Plotting code records
%%

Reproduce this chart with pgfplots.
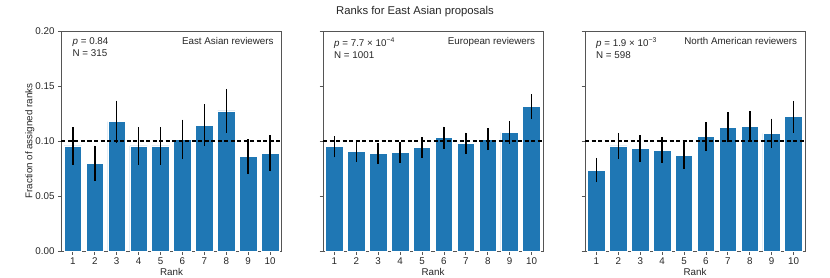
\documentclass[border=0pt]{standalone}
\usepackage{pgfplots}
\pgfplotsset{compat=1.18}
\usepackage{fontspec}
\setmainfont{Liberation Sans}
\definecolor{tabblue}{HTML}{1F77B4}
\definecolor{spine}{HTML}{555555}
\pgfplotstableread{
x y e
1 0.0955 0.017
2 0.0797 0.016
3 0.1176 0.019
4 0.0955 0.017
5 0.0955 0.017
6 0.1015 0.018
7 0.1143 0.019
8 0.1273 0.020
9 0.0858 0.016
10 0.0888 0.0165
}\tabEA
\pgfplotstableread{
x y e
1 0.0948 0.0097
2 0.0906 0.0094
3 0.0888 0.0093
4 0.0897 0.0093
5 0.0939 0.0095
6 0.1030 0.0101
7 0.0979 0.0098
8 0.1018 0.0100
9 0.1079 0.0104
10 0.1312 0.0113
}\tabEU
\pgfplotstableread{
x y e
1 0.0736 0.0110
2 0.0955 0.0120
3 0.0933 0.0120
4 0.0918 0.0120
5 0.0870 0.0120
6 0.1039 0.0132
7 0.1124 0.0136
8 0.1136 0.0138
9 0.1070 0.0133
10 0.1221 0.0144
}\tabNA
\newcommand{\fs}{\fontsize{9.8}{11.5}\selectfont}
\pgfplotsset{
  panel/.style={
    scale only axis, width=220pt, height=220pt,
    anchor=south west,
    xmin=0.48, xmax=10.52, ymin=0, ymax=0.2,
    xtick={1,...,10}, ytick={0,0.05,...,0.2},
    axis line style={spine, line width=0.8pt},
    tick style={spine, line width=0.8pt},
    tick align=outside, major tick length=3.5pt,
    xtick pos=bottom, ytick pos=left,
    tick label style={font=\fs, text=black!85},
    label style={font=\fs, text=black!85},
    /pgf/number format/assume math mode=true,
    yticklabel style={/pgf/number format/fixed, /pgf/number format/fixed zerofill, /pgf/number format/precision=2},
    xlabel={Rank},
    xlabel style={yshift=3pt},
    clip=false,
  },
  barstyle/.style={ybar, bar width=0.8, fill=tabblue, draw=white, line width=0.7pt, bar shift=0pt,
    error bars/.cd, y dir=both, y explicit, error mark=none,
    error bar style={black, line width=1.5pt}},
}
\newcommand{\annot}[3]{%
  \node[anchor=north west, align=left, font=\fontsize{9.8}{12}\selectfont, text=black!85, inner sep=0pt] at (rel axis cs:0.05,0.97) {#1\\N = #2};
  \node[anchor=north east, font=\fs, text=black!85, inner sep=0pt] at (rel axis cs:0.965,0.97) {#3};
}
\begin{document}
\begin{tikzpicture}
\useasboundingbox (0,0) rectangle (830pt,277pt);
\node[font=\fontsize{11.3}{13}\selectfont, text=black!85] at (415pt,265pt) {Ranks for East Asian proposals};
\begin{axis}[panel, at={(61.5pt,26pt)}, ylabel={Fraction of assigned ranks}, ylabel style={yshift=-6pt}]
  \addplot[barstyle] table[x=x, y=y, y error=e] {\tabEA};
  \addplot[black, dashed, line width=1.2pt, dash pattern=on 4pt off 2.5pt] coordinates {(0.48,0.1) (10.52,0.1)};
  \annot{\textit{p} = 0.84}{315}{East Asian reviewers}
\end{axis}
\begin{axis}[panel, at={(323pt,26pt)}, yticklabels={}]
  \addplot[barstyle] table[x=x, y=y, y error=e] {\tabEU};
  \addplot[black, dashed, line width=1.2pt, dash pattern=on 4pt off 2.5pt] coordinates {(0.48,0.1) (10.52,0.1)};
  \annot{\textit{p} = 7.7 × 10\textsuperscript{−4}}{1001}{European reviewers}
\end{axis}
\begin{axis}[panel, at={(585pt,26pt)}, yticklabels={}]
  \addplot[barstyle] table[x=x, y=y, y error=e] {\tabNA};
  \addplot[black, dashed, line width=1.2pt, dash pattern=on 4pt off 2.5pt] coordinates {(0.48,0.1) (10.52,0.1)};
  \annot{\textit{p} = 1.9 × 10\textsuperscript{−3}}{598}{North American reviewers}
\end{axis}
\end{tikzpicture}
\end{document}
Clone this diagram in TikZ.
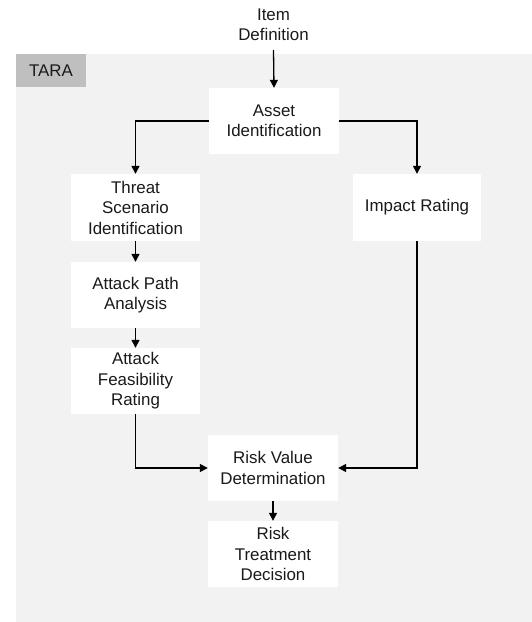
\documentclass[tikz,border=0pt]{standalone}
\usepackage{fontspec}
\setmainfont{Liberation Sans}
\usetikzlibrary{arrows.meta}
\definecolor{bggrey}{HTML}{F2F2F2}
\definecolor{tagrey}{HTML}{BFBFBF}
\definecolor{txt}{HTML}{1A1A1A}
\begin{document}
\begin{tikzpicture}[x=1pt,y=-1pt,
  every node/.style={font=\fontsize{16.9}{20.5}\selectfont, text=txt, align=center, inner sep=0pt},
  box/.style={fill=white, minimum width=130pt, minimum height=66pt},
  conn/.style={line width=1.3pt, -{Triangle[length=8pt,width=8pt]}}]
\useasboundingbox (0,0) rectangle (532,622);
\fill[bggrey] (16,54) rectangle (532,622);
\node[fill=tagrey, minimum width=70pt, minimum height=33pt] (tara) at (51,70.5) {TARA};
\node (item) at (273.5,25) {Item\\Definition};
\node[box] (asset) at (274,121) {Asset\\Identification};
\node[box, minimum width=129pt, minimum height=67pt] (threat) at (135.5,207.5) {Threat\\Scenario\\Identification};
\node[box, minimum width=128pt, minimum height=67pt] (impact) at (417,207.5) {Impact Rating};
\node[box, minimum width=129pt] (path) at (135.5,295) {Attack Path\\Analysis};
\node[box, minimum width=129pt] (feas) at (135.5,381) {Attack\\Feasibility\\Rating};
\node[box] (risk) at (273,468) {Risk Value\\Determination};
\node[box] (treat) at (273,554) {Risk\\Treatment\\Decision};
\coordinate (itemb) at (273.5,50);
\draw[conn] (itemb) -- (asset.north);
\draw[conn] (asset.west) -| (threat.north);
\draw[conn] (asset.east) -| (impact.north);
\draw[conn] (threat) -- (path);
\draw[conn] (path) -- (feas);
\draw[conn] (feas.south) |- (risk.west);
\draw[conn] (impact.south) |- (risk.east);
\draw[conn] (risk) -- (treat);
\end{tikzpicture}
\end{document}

%%

Each line containing the word "this" counts once; say how many such lines there are, giving only the number.

• _RESPONSE BELOW_:
2